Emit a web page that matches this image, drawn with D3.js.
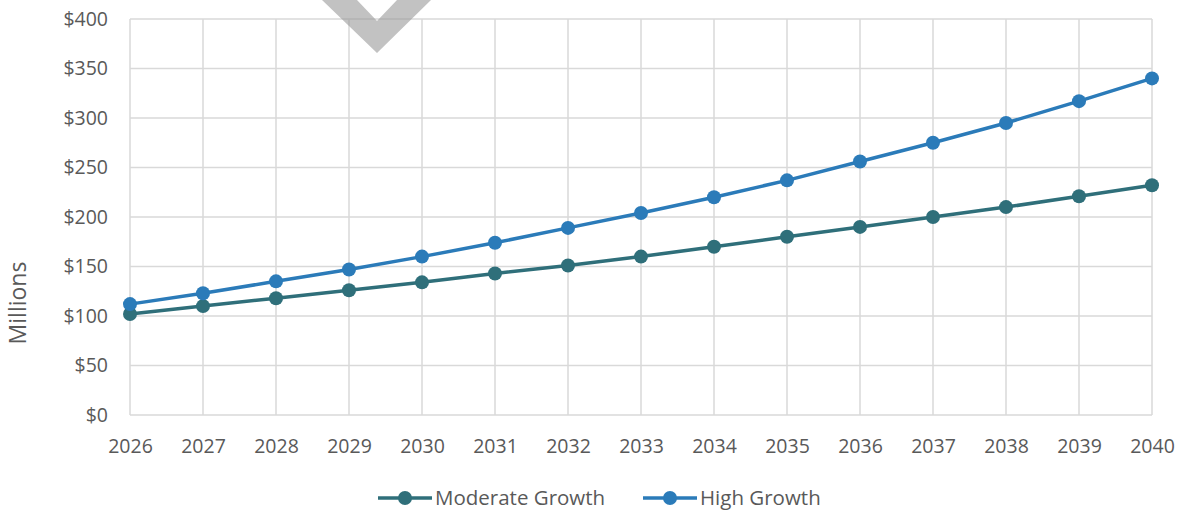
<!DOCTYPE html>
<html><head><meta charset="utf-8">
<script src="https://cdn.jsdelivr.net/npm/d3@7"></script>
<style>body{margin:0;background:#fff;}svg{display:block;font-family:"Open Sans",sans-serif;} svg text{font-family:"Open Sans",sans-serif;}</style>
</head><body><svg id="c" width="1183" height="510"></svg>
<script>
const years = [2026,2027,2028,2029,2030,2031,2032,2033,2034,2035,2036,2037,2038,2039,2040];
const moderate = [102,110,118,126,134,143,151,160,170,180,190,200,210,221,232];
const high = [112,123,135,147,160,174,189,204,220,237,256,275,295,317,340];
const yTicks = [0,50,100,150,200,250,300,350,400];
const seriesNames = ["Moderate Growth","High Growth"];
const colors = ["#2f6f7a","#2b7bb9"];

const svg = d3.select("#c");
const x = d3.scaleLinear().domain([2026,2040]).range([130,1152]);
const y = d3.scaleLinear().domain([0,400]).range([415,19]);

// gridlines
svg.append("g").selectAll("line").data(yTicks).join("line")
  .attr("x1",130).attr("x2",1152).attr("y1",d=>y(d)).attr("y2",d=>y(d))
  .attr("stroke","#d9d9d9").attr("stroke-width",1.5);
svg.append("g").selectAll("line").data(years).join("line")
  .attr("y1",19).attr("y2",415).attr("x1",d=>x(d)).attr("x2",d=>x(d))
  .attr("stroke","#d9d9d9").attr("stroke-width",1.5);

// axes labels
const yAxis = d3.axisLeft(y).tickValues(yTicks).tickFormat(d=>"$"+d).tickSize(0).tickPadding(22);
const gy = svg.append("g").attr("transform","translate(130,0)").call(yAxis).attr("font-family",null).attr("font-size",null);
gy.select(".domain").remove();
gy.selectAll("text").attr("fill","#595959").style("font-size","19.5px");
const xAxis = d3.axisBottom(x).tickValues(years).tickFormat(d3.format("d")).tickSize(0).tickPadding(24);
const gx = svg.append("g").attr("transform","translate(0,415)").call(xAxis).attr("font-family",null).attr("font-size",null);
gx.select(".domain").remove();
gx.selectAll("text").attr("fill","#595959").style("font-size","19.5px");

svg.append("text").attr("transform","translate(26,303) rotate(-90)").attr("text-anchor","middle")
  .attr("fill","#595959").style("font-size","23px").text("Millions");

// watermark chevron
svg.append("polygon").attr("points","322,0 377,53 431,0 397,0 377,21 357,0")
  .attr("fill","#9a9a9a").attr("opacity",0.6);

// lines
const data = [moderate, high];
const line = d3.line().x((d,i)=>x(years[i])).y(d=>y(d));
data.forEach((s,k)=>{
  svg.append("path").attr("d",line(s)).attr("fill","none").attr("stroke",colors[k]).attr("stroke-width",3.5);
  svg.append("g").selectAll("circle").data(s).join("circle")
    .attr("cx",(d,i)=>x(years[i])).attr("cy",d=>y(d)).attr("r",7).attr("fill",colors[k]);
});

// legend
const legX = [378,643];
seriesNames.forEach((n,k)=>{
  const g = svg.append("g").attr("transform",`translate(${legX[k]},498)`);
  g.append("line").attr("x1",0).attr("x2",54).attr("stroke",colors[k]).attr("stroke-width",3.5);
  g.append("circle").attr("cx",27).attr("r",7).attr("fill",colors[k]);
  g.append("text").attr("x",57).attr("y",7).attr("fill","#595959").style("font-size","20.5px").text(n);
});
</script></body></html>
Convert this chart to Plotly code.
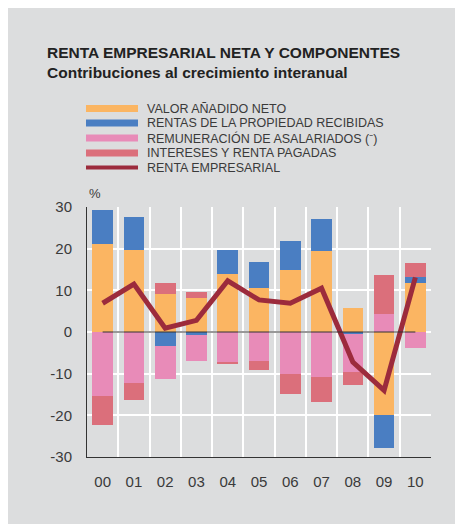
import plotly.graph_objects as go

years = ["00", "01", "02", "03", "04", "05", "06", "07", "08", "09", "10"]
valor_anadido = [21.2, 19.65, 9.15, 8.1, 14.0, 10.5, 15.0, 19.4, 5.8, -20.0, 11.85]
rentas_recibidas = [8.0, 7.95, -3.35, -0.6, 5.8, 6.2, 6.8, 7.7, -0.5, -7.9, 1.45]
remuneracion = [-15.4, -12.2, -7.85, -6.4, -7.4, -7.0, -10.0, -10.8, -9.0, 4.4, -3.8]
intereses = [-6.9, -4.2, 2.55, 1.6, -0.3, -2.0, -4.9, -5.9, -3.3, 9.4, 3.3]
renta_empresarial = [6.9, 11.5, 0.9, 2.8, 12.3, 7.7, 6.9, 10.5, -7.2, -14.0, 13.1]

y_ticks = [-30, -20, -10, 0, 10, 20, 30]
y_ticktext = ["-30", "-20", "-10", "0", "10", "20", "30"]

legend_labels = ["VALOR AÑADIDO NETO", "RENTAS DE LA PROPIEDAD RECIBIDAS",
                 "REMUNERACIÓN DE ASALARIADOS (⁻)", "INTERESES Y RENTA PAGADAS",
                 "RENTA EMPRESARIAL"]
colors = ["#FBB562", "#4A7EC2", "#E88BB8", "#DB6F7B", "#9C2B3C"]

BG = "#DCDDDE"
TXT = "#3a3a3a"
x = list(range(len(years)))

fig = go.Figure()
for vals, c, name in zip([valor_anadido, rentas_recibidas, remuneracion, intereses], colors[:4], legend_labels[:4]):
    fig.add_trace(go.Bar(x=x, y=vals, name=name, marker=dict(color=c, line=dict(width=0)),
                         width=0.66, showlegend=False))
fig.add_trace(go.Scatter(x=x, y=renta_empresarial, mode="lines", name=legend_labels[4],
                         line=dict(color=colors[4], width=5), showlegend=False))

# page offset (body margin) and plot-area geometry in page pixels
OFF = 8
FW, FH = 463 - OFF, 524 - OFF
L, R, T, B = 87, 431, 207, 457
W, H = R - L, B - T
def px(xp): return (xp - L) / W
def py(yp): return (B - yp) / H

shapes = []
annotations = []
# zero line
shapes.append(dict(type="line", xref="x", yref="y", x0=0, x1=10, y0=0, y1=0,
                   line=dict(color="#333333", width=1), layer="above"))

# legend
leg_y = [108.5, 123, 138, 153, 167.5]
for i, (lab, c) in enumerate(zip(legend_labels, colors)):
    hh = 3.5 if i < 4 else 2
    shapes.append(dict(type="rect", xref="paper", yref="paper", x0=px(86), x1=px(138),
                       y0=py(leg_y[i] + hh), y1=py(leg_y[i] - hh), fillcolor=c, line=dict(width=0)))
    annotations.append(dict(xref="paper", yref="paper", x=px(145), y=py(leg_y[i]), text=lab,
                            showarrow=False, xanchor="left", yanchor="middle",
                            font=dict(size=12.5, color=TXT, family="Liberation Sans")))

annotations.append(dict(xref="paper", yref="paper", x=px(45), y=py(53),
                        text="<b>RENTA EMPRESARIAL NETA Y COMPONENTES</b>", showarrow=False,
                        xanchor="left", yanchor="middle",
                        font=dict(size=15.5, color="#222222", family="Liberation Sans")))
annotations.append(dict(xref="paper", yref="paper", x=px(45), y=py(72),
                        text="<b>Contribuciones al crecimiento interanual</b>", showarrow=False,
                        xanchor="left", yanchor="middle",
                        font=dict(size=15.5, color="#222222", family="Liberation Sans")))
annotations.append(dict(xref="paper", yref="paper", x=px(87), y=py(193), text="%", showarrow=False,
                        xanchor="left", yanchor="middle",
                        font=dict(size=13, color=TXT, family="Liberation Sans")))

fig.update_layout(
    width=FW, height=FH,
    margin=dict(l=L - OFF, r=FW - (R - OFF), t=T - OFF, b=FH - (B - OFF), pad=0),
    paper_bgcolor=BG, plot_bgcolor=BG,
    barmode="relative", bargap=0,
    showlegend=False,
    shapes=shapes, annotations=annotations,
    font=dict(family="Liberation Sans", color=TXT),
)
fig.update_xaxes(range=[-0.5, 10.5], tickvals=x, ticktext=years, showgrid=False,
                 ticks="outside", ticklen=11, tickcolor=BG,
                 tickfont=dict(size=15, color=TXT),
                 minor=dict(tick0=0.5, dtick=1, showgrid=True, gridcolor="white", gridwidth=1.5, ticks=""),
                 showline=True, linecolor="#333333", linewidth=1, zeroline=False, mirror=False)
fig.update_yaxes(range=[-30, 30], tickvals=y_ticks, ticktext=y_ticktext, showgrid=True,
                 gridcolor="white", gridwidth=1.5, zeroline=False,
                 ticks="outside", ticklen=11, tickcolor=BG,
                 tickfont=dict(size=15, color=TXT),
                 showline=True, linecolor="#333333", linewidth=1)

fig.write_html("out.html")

========

# EXERCISE:
Write out the lines from the one containing "Convert this chart to Plotly code." down to the one containing "line=dict(color=colors[4], width=5), showlegend=False))", both included, exactly as they appear. Leave out any pictures.

# ANSWER TO THIS PROBLEM:
Convert this chart to Plotly code.
import plotly.graph_objects as go

years = ["00", "01", "02", "03", "04", "05", "06", "07", "08", "09", "10"]
valor_anadido = [21.2, 19.65, 9.15, 8.1, 14.0, 10.5, 15.0, 19.4, 5.8, -20.0, 11.85]
rentas_recibidas = [8.0, 7.95, -3.35, -0.6, 5.8, 6.2, 6.8, 7.7, -0.5, -7.9, 1.45]
remuneracion = [-15.4, -12.2, -7.85, -6.4, -7.4, -7.0, -10.0, -10.8, -9.0, 4.4, -3.8]
intereses = [-6.9, -4.2, 2.55, 1.6, -0.3, -2.0, -4.9, -5.9, -3.3, 9.4, 3.3]
renta_empresarial = [6.9, 11.5, 0.9, 2.8, 12.3, 7.7, 6.9, 10.5, -7.2, -14.0, 13.1]

y_ticks = [-30, -20, -10, 0, 10, 20, 30]
y_ticktext = ["-30", "-20", "-10", "0", "10", "20", "30"]

legend_labels = ["VALOR AÑADIDO NETO", "RENTAS DE LA PROPIEDAD RECIBIDAS",
                 "REMUNERACIÓN DE ASALARIADOS (⁻)", "INTERESES Y RENTA PAGADAS",
                 "RENTA EMPRESARIAL"]
colors = ["#FBB562", "#4A7EC2", "#E88BB8", "#DB6F7B", "#9C2B3C"]

BG = "#DCDDDE"
TXT = "#3a3a3a"
x = list(range(len(years)))

fig = go.Figure()
for vals, c, name in zip([valor_anadido, rentas_recibidas, remuneracion, intereses], colors[:4], legend_labels[:4]):
    fig.add_trace(go.Bar(x=x, y=vals, name=name, marker=dict(color=c, line=dict(width=0)),
                         width=0.66, showlegend=False))
fig.add_trace(go.Scatter(x=x, y=renta_empresarial, mode="lines", name=legend_labels[4],
                         line=dict(color=colors[4], width=5), showlegend=False))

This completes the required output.